Me: Do you remember the moment when you knew that would be the last line, or how it came about?

Houck: Yeah, I mean, I remember that…I remember it really well, actually, um…but I don’t, that one’s…it’s weird, that one’s a little tough to talk about without, uh…

Me: Oh, without getting…

Houck: Without, without…yeah, without fucking it up, I think, to be honest…I think, uh…people have really, uh, it seems, uh…brought a lot, you know, a lot of their own…I think it closes it off to talk about it too much. But I mean, specifically that line, you know, there um…there had to be, I had, you know, there needed to be some strength, uh, and resilience, uh…and it seems, it seems, yeah, that that was the appropriate way.

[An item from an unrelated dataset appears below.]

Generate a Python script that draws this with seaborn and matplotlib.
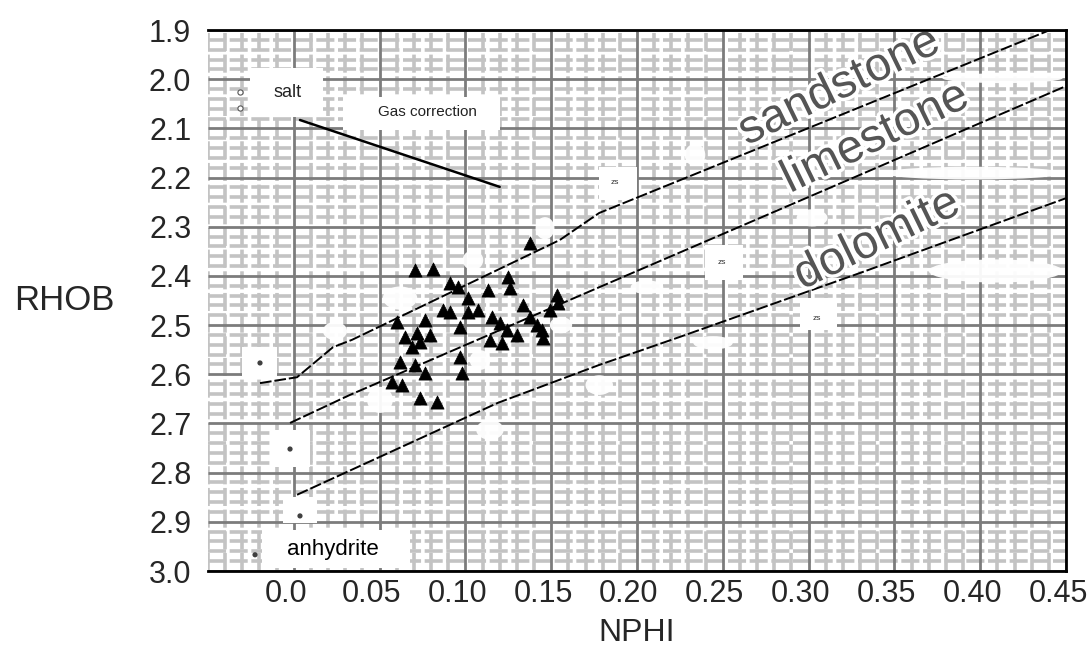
import pandas as pd
import seaborn as sns
import matplotlib
matplotlib.use('Agg')
import matplotlib.pyplot as plt
import matplotlib.patheffects as pe
from matplotlib.patches import Rectangle, Ellipse
from matplotlib.ticker import MultipleLocator
from matplotlib.transforms import ScaledTranslation

# pontos medidos (triangulos pretos)
nphi = [0.0706, 0.0811, 0.0910, 0.0957, 0.1132, 0.1248, 0.1260, 0.1376, 0.1015,
        0.0869, 0.0910, 0.1015, 0.1073, 0.1336, 0.1534, 0.1493, 0.0764, 0.0969,
        0.1155, 0.1202, 0.1242, 0.1376, 0.1417, 0.1446, 0.1301, 0.1452, 0.0648,
        0.0718, 0.0794, 0.0689, 0.0735, 0.1143, 0.1213, 0.0619, 0.0706, 0.0764,
        0.0980, 0.0572, 0.0631, 0.0735, 0.0834, 0.0601, 0.0969, 0.1540]
rhob = [2.388, 2.386, 2.414, 2.423, 2.429, 2.402, 2.425, 2.333, 2.445,
        2.469, 2.473, 2.473, 2.469, 2.459, 2.439, 2.469, 2.490, 2.504,
        2.484, 2.496, 2.510, 2.484, 2.500, 2.510, 2.520, 2.526, 2.524,
        2.516, 2.520, 2.545, 2.534, 2.530, 2.536, 2.575, 2.581, 2.597,
        2.597, 2.616, 2.622, 2.648, 2.656, 2.494, 2.565, 2.455]

# linhas de litologia
sand_nphi = [-0.0197, 0.0019, 0.0228, 0.0339, 0.155, 0.178, 0.4407]
sand_rhob = [2.618, 2.606, 2.545, 2.530, 2.327, 2.272, 1.900]
lime_nphi = [-0.0022, 0.0327, 0.178, 0.450]
lime_rhob = [2.699, 2.642, 2.423, 2.014]
dolo_nphi = [0.0019, 0.119, 0.178, 0.225, 0.330, 0.450]
dolo_rhob = [2.845, 2.658, 2.581, 2.524, 2.394, 2.242]
gas_nphi = [0.0036, 0.120]
gas_rhob = [2.083, 2.219]

x_ticks = [0.0, 0.05, 0.10, 0.15, 0.20, 0.25, 0.30, 0.35, 0.40, 0.45]
x_labels = ['0.0', '0.05', '0.10', '0.15', '0.20', '0.25', '0.30', '0.35', '0.40', '0.45']
y_ticks = [1.9, 2.0, 2.1, 2.2, 2.3, 2.4, 2.5, 2.6, 2.7, 2.8, 2.9, 3.0]
y_labels = ['1.9', '2.0', '2.1', '2.2', '2.3', '2.4', '2.5', '2.6', '2.7', '2.8', '2.9', '3.0']

# caixas brancas dos rotulos (x0, x1, y0, y1)
boxes = [(-0.0255, 0.017, 1.977, 2.077), (0.0287, 0.120, 2.036, 2.103),
         (-0.0185, 0.0677, 2.917, 2.994), (-0.0302, -0.0098, 2.545, 2.606),
         (-0.0121, 0.0094, 2.713, 2.789), (-0.0063, 0.0135, 2.850, 2.903),
         (0.178, 0.200, 2.179, 2.246), (0.2396, 0.2618, 2.337, 2.408),
         (0.295, 0.3166, 2.445, 2.510)]
# manchas brancas (x, y, largura, altura)
blobs = [(0.1464, 2.303, 0.011, 0.045), (0.2338, 2.154, 0.012, 0.045),
         (0.302, 2.282, 0.018, 0.035), (0.2058, 2.423, 0.019, 0.028),
         (0.2443, 2.536, 0.023, 0.027), (0.0619, 2.445, 0.020, 0.047),
         (0.1044, 2.368, 0.012, 0.040), (0.1085, 2.571, 0.012, 0.040),
         (0.1557, 2.500, 0.013, 0.033), (0.0502, 2.652, 0.015, 0.053),
         (0.024, 2.512, 0.014, 0.037), (0.413, 1.998, 0.070, 0.020),
         (0.3958, 2.191, 0.105, 0.026), (0.409, 2.39, 0.078, 0.047),
         (0.178, 2.622, 0.016, 0.040), (0.1143, 2.713, 0.016, 0.040)]
dots_nphi = [-0.0197, -0.0022, 0.0036, -0.0226]
dots_rhob = [2.577, 2.752, 2.888, 2.967]
circ_nphi = [-0.0314, -0.0314]
circ_rhob = [2.026, 2.059]
zs_nphi = [0.187, 0.2495, 0.305]
zs_rhob = [2.211, 2.372, 2.486]

sns.set_style('white')
plt.rcParams['font.family'] = ['Liberation Sans', 'DejaVu Sans']

fig = plt.figure(figsize=(10.91, 6.52), dpi=100)
ax = fig.add_axes([208 / 1091, 1 - 571 / 652, 858 / 1091, 541 / 652])
ax.set_xlim(-0.05, 0.45)
ax.set_ylim(3.0, 1.9)

# grade
ax.xaxis.set_minor_locator(MultipleLocator(0.01))
ax.yaxis.set_minor_locator(MultipleLocator(0.02))
ax.set_xticks(x_ticks, x_labels)
ax.set_yticks(y_ticks, y_labels)
ax.set_axisbelow(True)
ax.grid(which='minor', color='#c3c3c3', lw=2.6, ls=(0, (5, 1)))
ax.grid(which='major', visible=False)
ax.vlines(ax.get_xticks(), 1.9, 3.0, color='#7c7c7c', lw=2, zorder=0.6)
ax.hlines(ax.get_yticks(), -0.05, 0.45, color='#7c7c7c', lw=2, zorder=0.6)

for x0, x1, y0, y1 in boxes:
    ax.add_patch(Rectangle((x0, y0), x1 - x0, y1 - y0, facecolor='white',
                           edgecolor='none', zorder=1))
for x, y, w, h in blobs:
    ax.add_patch(Ellipse((x, y), w, h, facecolor='white', edgecolor='none',
                         alpha=0.95, zorder=1))

dash = (0, (6, 1.5))
for xs, ys in [(sand_nphi, sand_rhob), (lime_nphi, lime_rhob), (dolo_nphi, dolo_rhob)]:
    sns.lineplot(x=xs, y=ys, sort=False, estimator=None, color='black',
                 lw=1.4, linestyle=dash, ax=ax, zorder=3)
sns.lineplot(x=gas_nphi, y=gas_rhob, sort=False, estimator=None, color='black',
             lw=1.8, ax=ax, zorder=3)

sns.scatterplot(x=nphi, y=rhob, marker='^', s=90, color='black',
                edgecolor='black', linewidth=0.5, ax=ax, zorder=5)
sns.scatterplot(x=dots_nphi, y=dots_rhob, marker='o', s=14, color='#404040',
                edgecolor='none', ax=ax, zorder=4)
sns.scatterplot(x=circ_nphi, y=circ_rhob, marker='o', s=14, facecolor='white',
                edgecolor='#555555', linewidth=0.8, ax=ax, zorder=4)
for x, y in zip(zs_nphi, zs_rhob):
    ax.text(x, y, 'zs', fontsize=6, color='#333333', ha='center', va='center', zorder=4)

ax.text(-0.0034, 2.028, 'salt', fontsize=13, color='#222222', ha='center', va='center', zorder=4)
ax.text(0.0776, 2.067, 'Gas correction', fontsize=11, color='#222222', ha='center', va='center', zorder=4)
ax.text(0.0228, 2.957, 'anhydrite', fontsize=16, color='black', ha='center', va='center', zorder=4)

halo = [pe.withStroke(linewidth=5, foreground='white')]
for txt, x, y in [('sandstone', 0.318, 2.016), ('limestone', 0.339, 2.120), ('dolomite', 0.340, 2.327)]:
    ax.text(x, y, txt, fontsize=34, color='#555555', rotation=26, ha='center',
            va='center', rotation_mode='anchor', zorder=4, path_effects=halo)

ax.tick_params(which='both', length=0)
ax.tick_params(axis='x', labelsize=22, pad=6)
ax.tick_params(axis='y', labelsize=22, pad=12)
shift = ScaledTranslation(-8 / 100, 0, fig.dpi_scale_trans)
for lab in ax.get_xticklabels():
    lab.set_transform(lab.get_transform() + shift)
ax.set_xlabel('NPHI', fontsize=23, va='center')
ax.xaxis.set_label_coords(0.5, -0.115)
ax.set_ylabel('RHOB', fontsize=25, rotation=0, ha='center', va='center')
ax.yaxis.set_label_coords(-0.167, 0.5)

for side in ['top', 'right', 'bottom']:
    ax.spines[side].set_visible(True)
    ax.spines[side].set_color('black')
    ax.spines[side].set_linewidth(2)
    ax.spines[side].set_zorder(6)
ax.spines['left'].set_visible(False)

fig.savefig('out.png', dpi=100, facecolor='white')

He laughed when he finished; realizing, I think, that he had said nothing at all in the most obliging way possible, but seeing no way around it. I thanked him for the answer while privately agonizing, but looking at it now, it’s perfect. Don’t get me wrong; I’m glad all artists aren’t as reluctant to discuss their inspiration. But once in a while, it’s nice to see a mystery sustained. Whatever ethereal forces were responsible for those two lines, and that song, and this album, whether they came in a Brooklyn studio or a Mexican beach, are destined to stay inside Houck’s head. I don’t necessarily agree that he would spoil his art by opening up, but I take his point: We have all we need.